Traditional Roman Catholic Thoughts

Traditional Roman Catholic Thoughts

Reintroducing Logic and Reason to the Age of Sentimentalism

Proselytism Vs Evangelization

November 5, 2013 | 3 Comments

We’ve heard Proselytism is “solemn non-sense”. We have also been told to go out and promote the New Evangelization. We are told we are to preach the Gospel of Jesus Christ, to evangelize our brothers and sisters, both within the Catholic faith and without, but, when we do preach the faith, strongly and firmly, we are told we might offend others and we should choose our words wiser. We can’t be “touting our faith as better”. So, what is going on here? First, I want to explain the difference between Proselytism and Evangelization.


Let’s define the terms.

Proselytize: to try to persuade people to join a religion, cause, or group.

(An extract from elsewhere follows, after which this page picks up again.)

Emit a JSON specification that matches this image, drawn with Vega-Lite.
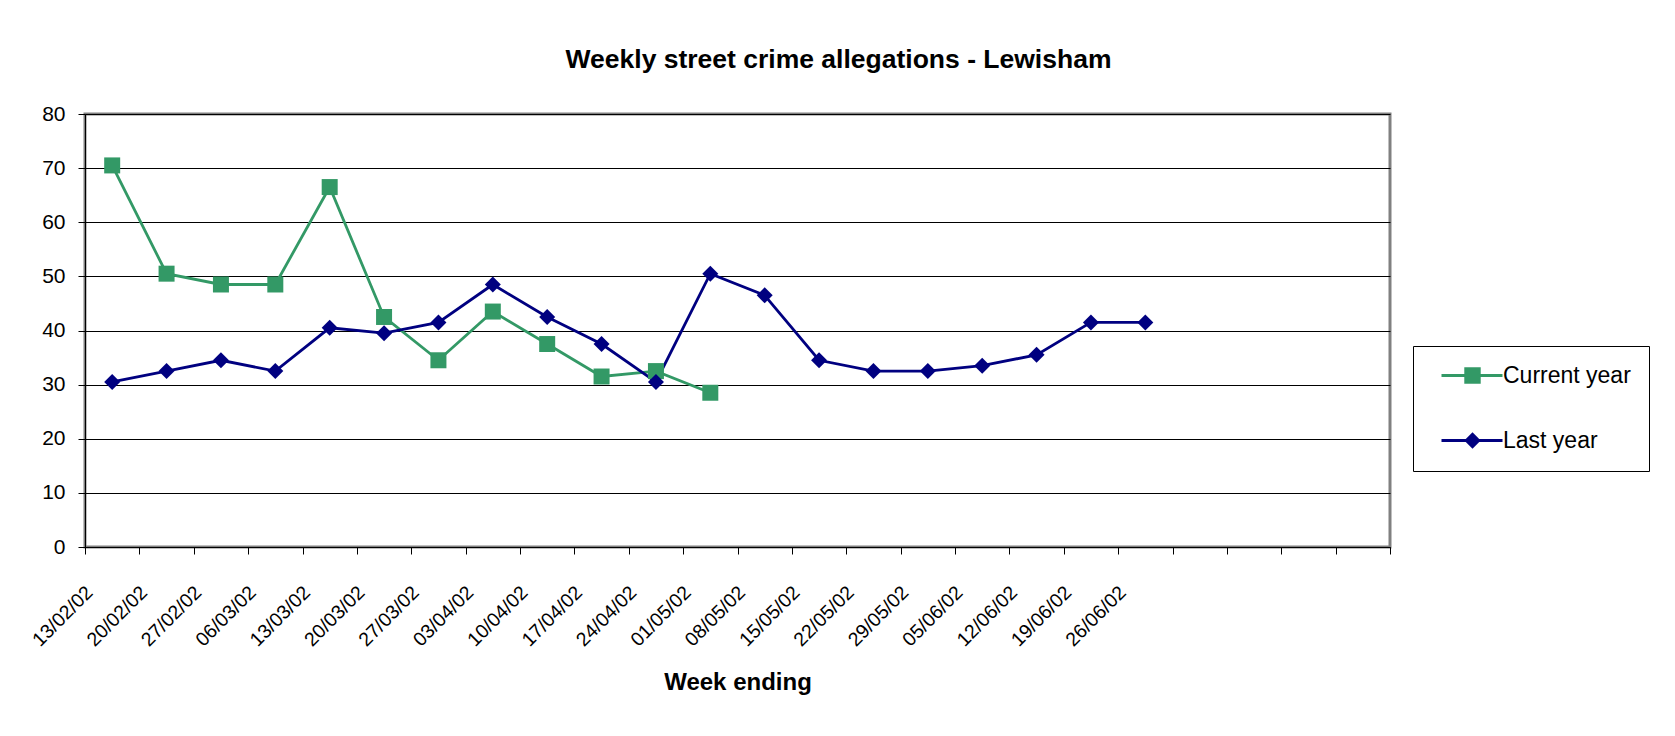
{
  "$schema": "https://vega.github.io/schema/vega-lite/v6.json",
  "autosize": "none",
  "width": 1305,
  "height": 433,
  "padding": {"left": 85, "top": 114, "right": 285, "bottom": 189},
  "background": "white",
  "title": {
    "text": "Weekly street crime allegations - Lewisham",
    "font": "Liberation Sans",
    "fontSize": 26.5,
    "fontWeight": "bold",
    "color": "black",
    "anchor": "middle",
    "frame": "group",
    "dx": 101,
    "baseline": "alphabetic",
    "offset": 9
  },
  "config": {
    "view": {"stroke": "#808080", "strokeWidth": 3},
    "font": "Liberation Sans"
  },
  "data": {
    "values": [
      {"week": "13/02/02", "series": "Current year", "allegations": 70.5},
      {"week": "20/02/02", "series": "Current year", "allegations": 50.5},
      {"week": "27/02/02", "series": "Current year", "allegations": 48.5},
      {"week": "06/03/02", "series": "Current year", "allegations": 48.5},
      {"week": "13/03/02", "series": "Current year", "allegations": 66.5},
      {"week": "20/03/02", "series": "Current year", "allegations": 42.5},
      {"week": "27/03/02", "series": "Current year", "allegations": 34.5},
      {"week": "03/04/02", "series": "Current year", "allegations": 43.5},
      {"week": "10/04/02", "series": "Current year", "allegations": 37.5},
      {"week": "17/04/02", "series": "Current year", "allegations": 31.5},
      {"week": "24/04/02", "series": "Current year", "allegations": 32.5},
      {"week": "01/05/02", "series": "Current year", "allegations": 28.5},
      {"week": "13/02/02", "series": "Last year", "allegations": 30.5},
      {"week": "20/02/02", "series": "Last year", "allegations": 32.5},
      {"week": "27/02/02", "series": "Last year", "allegations": 34.5},
      {"week": "06/03/02", "series": "Last year", "allegations": 32.5},
      {"week": "13/03/02", "series": "Last year", "allegations": 40.5},
      {"week": "20/03/02", "series": "Last year", "allegations": 39.5},
      {"week": "27/03/02", "series": "Last year", "allegations": 41.5},
      {"week": "03/04/02", "series": "Last year", "allegations": 48.5},
      {"week": "10/04/02", "series": "Last year", "allegations": 42.5},
      {"week": "17/04/02", "series": "Last year", "allegations": 37.5},
      {"week": "24/04/02", "series": "Last year", "allegations": 30.5},
      {"week": "01/05/02", "series": "Last year", "allegations": 50.5},
      {"week": "08/05/02", "series": "Last year", "allegations": 46.5},
      {"week": "15/05/02", "series": "Last year", "allegations": 34.5},
      {"week": "22/05/02", "series": "Last year", "allegations": 32.5},
      {"week": "29/05/02", "series": "Last year", "allegations": 32.5},
      {"week": "05/06/02", "series": "Last year", "allegations": 33.5},
      {"week": "12/06/02", "series": "Last year", "allegations": 35.5},
      {"week": "19/06/02", "series": "Last year", "allegations": 41.5},
      {"week": "26/06/02", "series": "Last year", "allegations": 41.5}
    ]
  },
  "encoding": {
    "x": {
      "field": "week",
      "type": "ordinal",
      "scale": {
        "type": "band",
        "domain": ["13/02/02", "20/02/02", "27/02/02", "06/03/02", "13/03/02", "20/03/02", "27/03/02", "03/04/02", "10/04/02", "17/04/02", "24/04/02", "01/05/02", "08/05/02", "15/05/02", "22/05/02", "29/05/02", "05/06/02", "12/06/02", "19/06/02", "26/06/02", " ", "  ", "   ", "    "],
        "paddingInner": 0,
        "paddingOuter": 0
      },
      "axis": {
        "title": "Week ending",
        "titleFont": "Liberation Sans",
        "titleFontSize": 24,
        "titleFontWeight": "bold",
        "titleColor": "black",
        "titlePadding": 21,
        "domainColor": "black",
        "domainWidth": 1,
        "tickColor": "black",
        "tickWidth": 1,
        "tickSize": 7,
        "tickBand": "extent",
        "grid": false,
        "labelAngle": -45,
        "labelAlign": "right",
        "labelBaseline": "middle",
        "labelFont": "Liberation Sans",
        "labelFontSize": 19.5,
        "labelColor": "black",
        "labelPadding": 35,
        "labelOffset": -23,
        "labelOverlap": false
      }
    },
    "y": {
      "field": "allegations",
      "type": "quantitative",
      "scale": {"domain": [0, 80], "nice": false},
      "axis": {
        "title": null,
        "values": [0, 10, 20, 30, 40, 50, 60, 70, 80],
        "domainColor": "black",
        "domainWidth": 1,
        "tickColor": "black",
        "tickWidth": 1,
        "tickSize": 7,
        "grid": true,
        "gridColor": "black",
        "gridWidth": 1,
        "gridOpacity": 1,
        "labelFont": "Liberation Sans",
        "labelFontSize": 21,
        "labelColor": "black",
        "labelPadding": 13
      }
    }
  },
  "layer": [
    {
      "mark": {"type": "line", "strokeWidth": 2.8},
      "encoding": {
        "color": {
          "field": "series",
          "type": "nominal",
          "scale": {"domain": ["Current year", "Last year"], "range": ["#339966", "#000080"]},
          "legend": {
            "orient": "none",
            "legendX": 1328,
            "legendY": 232,
            "title": null,
            "symbolType": "stroke",
            "symbolSize": 3721,
            "symbolStrokeWidth": 3,
            "clipHeight": 23,
            "labelFont": "Liberation Sans",
            "labelFontSize": 23,
            "labelColor": "black",
            "labelOffset": -1,
            "symbolOffset": 9,
            "padding": 18,
            "rowPadding": 41,
            "strokeColor": "black"
          }
        },
        "order": {"value": null}
      }
    },
    {
      "mark": {"type": "point", "filled": true, "size": 256, "opacity": 1},
      "encoding": {
        "fill": {
          "field": "series",
          "type": "nominal",
          "scale": {"range": ["#339966", "#000080"]},
          "legend": {
            "orient": "none",
            "legendX": 1328,
            "legendY": 232,
            "title": null,
            "symbolSize": 270,
            "symbolStrokeWidth": 0,
            "clipHeight": 23,
            "labelExpr": "''",
            "labelFont": "Liberation Sans",
            "labelFontSize": 23,
            "labelOpacity": 0,
            "labelOffset": 3,
            "symbolOffset": 30,
            "padding": 18,
            "rowPadding": 41
          }
        },
        "shape": {
          "field": "series",
          "type": "nominal",
          "scale": {"range": ["square", "diamond"]},
          "legend": {
            "orient": "none",
            "legendX": 1328,
            "legendY": 232,
            "title": null,
            "symbolSize": 270,
            "symbolStrokeWidth": 0,
            "clipHeight": 23,
            "labelExpr": "''",
            "labelFont": "Liberation Sans",
            "labelFontSize": 23,
            "labelOpacity": 0,
            "labelOffset": 3,
            "symbolOffset": 30,
            "padding": 18,
            "rowPadding": 41
          }
        }
      }
    }
  ]
}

Evangelize: to try to convert (a group or area) to a different religion (especially Christianity).

What is the difference? Absolutely nothing. Both have the same definition, really. Proselytizing is the same as Evangelizing. I don’t care if proselytizing has “taken on a negative connotation” these days. Instead of trying to appear hip and cool with the rest of the world, we teach the rest of the world what a word actually means, you know, kind of like we are attempting to do with marriage. Marriage has taken on a negative connotation these days, maybe we should forego this word?

Both these words attempt to persuade/convert to a different religion, and in this case, that religion is Catholicism, the religion Jesus Christ started (but don’t tell anyone, it might offend them).

This is something you can trace back from a secular (historical) view. Protestantism started with Martin Luther, formally breaking with the Catholic Church, and starting his own church. From there, others broke from Martin Luther and founded their own church. Kind of get the picture? Proselytism and evangelization are in essence, the same. exact. thing. Both attempt the same, to bring the person to your faith, with the intent they convert.

Really, there is no point to evangelize if the intent is the person stay where they are. Faith requires conversion, even if you are already a part of that faith. We need to continually convert because we are not perfect.

I say, go forth and proselytize while you evangelize. And if the New Evangelization leaves out proselytizing, the actual intent of bringing said person into the Catholic faith, then count me out. I’ll stick with the Old Evangelization.

3 people are talking about “Proselytism Vs Evangelization

  1. In St. Matt. 28: 19-20 Our Lord’s mandate was to go out and proselytize and
    evangelize. And this mission belongs especially to the Pope and bishops as
    successors of St. Peter and the Apostles. It’s the continuing work of Christ
    that is to endure until the end of the world.

    We, too, the laity should do the best we can to call all those outside whom
    we come into contact to convert to the one true Faith of Christ.

  2. I think you need to be a bit more fair to the Holy Father and to the meaning of words than just flippantly declare, “What is the difference? Absolutely nothing. Both have the same definition, really. Proselytizing is the same as Evangelizing.”

    προσήλυτος/προσήλυτοι in the OT and the NT (Acts 2:11) has the sense of a convert to Judaism. It has come to mean essentially anyone who converts from one thing to another, or in the verb form to try to convince or convert anyone from one position to another, etc.

    Evangelize is quite specific to the good news of the Kingdom of God (Is 41:27, Lk 8:1, Act 21:8, 2Tim 4:5) which is to proclaim the Gospel.

    I would suggest that you give Holy Francis the benefit of the doubt that he really does know what he is talking about, and probably actually understands the real difference between these terms. There is no sense in which he is telling us to not evangelize — but the point is not to make proselytes out of people, merely converting them to our side, but sharing with them the faith of Jesus Christ.

    You might take some time to read what he actually says about the need to evangelize.

  3. One cannot force religion or faith upon a nonbeliever or even force the Catholic way on a non-Catholic. The immediate human response is to push back, to resist. You cannot ask or tell someone to convert when they are at the stage of disbelief that is filled with polarized opposition. It’s by living a Christ-like life out loud that we lead as examples. Personally, I wish more Catholics truly put great effort into living a Catholic life. That is our best form of evangelizing, which, yes, does not mean the same thing as proselytize or we would not have introduced the word into our English language. There are subtle differences in words, which is why we have such a huge — and often unused, vocabulary. Words have both connotation and denotation associated with them. The connotation associated with the term proselytize is not positive.

    Focus on living Catholic, being Catholic, believing Catholic and we will be able to set such a wonderful example that others will want to join the joy!